_Stated goal_:
Give, as a bare number, the count of lines that contain the word "this".

_Data section_:

** begin **

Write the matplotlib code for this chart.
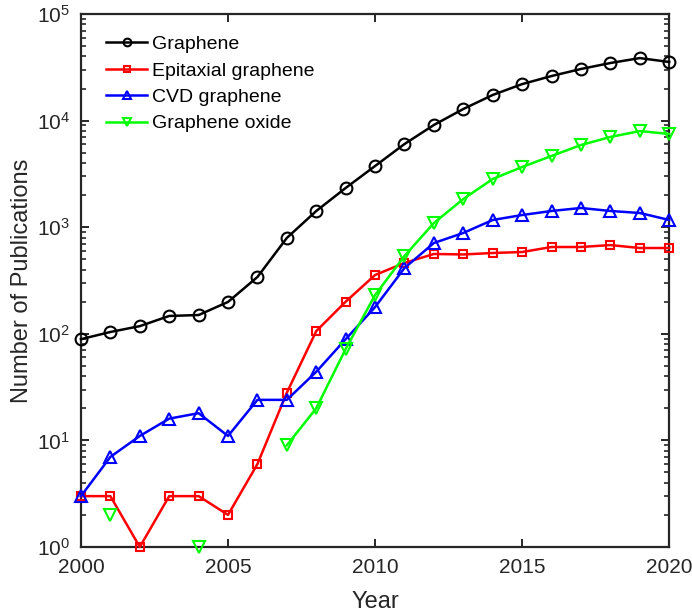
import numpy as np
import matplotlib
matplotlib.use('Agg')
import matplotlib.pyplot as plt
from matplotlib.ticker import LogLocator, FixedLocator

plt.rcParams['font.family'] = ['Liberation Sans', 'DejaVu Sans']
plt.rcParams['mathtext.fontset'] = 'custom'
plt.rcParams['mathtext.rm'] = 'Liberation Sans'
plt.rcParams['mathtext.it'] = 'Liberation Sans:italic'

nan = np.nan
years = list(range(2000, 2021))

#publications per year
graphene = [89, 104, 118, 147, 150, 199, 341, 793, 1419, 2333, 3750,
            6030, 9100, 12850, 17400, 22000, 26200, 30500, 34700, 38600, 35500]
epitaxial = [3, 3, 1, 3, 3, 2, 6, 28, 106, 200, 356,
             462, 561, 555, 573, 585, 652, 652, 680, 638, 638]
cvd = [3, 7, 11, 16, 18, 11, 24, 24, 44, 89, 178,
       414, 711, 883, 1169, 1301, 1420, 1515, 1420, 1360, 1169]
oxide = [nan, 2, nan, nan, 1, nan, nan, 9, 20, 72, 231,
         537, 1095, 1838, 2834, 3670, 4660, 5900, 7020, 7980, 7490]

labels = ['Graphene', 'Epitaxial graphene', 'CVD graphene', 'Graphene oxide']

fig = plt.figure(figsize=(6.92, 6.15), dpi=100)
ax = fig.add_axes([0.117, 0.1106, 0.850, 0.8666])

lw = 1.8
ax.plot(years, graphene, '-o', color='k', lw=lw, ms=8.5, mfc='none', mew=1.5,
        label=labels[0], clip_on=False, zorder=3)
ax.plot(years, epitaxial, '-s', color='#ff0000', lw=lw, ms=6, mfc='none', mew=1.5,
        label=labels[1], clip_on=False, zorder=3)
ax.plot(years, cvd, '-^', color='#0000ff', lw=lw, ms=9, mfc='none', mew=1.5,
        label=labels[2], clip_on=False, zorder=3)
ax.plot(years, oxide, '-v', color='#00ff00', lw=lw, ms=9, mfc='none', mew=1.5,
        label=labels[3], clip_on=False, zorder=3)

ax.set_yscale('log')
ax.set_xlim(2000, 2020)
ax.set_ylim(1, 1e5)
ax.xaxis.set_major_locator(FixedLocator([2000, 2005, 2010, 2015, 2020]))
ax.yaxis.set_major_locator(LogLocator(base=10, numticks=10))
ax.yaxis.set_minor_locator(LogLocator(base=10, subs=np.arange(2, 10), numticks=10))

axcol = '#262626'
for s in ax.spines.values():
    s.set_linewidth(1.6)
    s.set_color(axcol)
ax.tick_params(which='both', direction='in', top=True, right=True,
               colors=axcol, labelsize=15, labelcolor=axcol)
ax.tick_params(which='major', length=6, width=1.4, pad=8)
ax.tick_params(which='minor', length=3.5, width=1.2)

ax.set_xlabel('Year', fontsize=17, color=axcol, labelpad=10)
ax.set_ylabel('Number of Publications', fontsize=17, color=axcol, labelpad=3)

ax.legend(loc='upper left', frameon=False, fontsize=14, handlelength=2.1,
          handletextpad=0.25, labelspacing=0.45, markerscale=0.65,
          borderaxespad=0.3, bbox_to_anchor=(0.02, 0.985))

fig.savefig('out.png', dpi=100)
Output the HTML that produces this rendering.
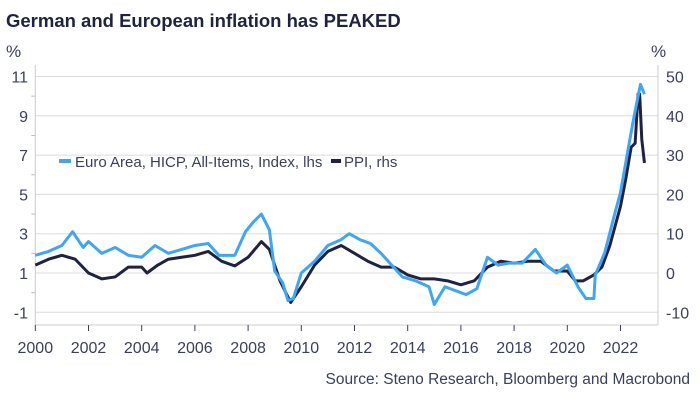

** end **

_Complete answer_:
2